Mr and Mrs Gonzalez submitted that because the seller did not occupy the unit and did not intend to occupy the unit and no other person had occupied the unit, the property was a new home.

However, the Tribunal found that the legislation requires that a “new home” is something that hasnot been previously occupied or sold as a place of residence, and that if either of those things are established then the property will not be a “new home”.  The Tribunal noted:

“The test of ‘sold as a place of residence’ is objective and does not depend on the acts or intentions of the parties, but the predominant character of the property.

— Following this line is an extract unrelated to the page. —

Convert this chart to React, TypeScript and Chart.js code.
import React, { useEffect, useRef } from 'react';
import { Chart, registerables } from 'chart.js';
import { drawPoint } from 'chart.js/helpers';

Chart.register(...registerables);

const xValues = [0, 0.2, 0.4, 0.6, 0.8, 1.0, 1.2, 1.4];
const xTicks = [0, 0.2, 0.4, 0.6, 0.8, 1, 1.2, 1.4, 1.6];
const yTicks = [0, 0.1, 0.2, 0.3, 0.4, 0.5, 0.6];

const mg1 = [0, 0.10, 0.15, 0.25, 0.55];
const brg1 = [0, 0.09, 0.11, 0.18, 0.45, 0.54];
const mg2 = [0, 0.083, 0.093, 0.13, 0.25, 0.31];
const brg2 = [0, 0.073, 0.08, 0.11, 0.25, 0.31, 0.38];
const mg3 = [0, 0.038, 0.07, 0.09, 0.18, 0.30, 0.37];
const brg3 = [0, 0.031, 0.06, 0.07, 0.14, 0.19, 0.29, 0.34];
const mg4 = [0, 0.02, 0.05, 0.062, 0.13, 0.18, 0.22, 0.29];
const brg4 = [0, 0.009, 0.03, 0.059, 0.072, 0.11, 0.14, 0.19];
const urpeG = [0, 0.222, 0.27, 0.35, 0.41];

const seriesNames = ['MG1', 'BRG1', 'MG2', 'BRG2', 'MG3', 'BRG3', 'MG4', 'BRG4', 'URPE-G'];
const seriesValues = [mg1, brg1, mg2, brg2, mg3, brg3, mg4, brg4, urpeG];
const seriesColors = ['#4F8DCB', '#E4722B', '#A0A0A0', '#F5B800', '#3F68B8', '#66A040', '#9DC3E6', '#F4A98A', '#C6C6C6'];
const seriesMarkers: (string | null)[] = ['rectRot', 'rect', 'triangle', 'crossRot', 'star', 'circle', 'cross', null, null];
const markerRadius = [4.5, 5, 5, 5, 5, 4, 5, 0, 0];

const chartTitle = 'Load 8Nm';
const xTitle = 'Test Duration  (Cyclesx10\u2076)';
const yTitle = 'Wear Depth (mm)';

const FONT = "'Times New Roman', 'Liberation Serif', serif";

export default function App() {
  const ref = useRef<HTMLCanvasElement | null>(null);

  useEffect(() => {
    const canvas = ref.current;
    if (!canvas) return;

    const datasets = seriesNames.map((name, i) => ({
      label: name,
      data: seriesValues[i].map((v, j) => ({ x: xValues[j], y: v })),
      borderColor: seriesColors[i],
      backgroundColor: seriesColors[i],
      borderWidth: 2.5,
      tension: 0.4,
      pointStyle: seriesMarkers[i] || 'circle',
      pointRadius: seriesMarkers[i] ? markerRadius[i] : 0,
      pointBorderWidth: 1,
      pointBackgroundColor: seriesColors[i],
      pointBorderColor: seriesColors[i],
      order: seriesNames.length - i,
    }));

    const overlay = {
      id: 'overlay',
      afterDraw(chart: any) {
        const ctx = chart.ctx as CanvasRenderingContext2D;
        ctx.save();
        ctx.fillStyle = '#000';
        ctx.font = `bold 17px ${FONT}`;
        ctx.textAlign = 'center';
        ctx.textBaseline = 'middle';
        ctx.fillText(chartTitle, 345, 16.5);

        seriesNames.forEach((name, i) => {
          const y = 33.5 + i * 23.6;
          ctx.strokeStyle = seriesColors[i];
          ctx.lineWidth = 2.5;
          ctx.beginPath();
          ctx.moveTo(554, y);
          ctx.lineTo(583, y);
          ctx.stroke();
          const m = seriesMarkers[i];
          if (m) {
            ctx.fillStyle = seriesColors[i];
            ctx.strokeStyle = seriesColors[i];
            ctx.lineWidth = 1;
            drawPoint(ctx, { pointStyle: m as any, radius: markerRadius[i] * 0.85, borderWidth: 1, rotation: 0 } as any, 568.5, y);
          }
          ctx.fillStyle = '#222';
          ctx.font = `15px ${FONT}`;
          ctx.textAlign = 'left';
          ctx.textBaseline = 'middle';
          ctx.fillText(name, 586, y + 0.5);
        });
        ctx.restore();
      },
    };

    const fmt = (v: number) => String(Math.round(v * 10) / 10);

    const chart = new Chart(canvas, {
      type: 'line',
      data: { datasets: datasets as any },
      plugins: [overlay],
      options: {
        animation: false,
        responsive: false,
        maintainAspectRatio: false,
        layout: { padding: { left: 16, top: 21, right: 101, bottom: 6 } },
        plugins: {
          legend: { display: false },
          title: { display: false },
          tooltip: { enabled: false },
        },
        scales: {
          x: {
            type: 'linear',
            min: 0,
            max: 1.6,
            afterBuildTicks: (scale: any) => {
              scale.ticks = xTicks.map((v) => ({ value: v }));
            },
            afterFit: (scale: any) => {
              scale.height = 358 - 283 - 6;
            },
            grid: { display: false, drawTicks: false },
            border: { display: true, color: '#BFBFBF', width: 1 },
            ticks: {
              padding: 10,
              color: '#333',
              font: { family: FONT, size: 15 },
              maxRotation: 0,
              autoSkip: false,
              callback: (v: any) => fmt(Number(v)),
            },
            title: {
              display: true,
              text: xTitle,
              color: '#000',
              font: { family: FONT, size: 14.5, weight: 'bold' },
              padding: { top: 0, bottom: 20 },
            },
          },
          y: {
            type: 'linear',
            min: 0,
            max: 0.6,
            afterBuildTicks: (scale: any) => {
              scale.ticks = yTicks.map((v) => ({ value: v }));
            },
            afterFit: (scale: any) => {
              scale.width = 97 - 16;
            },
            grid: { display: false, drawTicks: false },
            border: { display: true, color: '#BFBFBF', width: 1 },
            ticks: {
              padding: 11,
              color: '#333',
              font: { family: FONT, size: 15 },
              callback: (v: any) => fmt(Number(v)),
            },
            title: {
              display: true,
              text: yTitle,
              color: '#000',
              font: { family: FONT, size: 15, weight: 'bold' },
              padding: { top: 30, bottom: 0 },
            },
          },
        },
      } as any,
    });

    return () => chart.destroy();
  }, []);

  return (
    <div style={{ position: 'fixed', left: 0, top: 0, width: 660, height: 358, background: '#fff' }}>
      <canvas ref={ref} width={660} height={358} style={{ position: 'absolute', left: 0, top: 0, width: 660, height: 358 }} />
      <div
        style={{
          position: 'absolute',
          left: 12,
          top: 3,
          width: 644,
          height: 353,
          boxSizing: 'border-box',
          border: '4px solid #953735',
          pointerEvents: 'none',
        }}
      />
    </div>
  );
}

It is not physically moving in or the parties’ intent that characterises the property, but the purpose for which it is built.”

The Tribunal noted the purpose for which the unit was built from the Transfer document of the previous sale, which noted the “current land use” as “multi-unit” and not commercial.  The Tribunal therefore found that the property was “previously ‘sold’ as ‘a place of residence’ – a place to live in or reside”.

The consequence of this finding was that Mr and Mrs Gonzalez did not enter into an “eligible transaction” and were therefore not eligible for the First Home Owner Grant for a “new home”.

Mr and Mrs Gonzalez contended that this outcome was anomalous with the intention of the FHOGA, which was to encourage first home owners.  However, the Tribunal noted that in 2012 Parliament shifted its policy intent away from helping first home buyers as a whole by amending the definition of “eligible transaction” so as to restrict eligibility for the grant only to first home buyers who build or buy a “new home”.

Mr and Mrs Gonzalez claimed that they would not have purchased the property if the Commissioner had not approved the grant and that the Commissioner had ample opportunity to reject the grant prior to the contract becoming unconditional.  However, the Tribunal held that this does not mean that the Commissioner is prevented or stopped from reassessing eligibility when the initial assessment is based on incorrect information.  The Tribunal stated that it was incumbent upon Mr and Mrs Gonzalez, as applicants for the grant, to have provided correct information to the Commissioner and conducted proper checks on the property that they were purchasing.

The Tribunal therefore confirmed the Commissioner’s decision to disallow an objection to the decision to repay the grant.

First home buyers, real estate agents, property developers and advisors alike should all be aware of this decision which interprets the parameters of what amounts to an “eligible transaction” for the purposes of the FHOGA, as an incorrect application for a grant could result in a home buyer being required to repay the grant.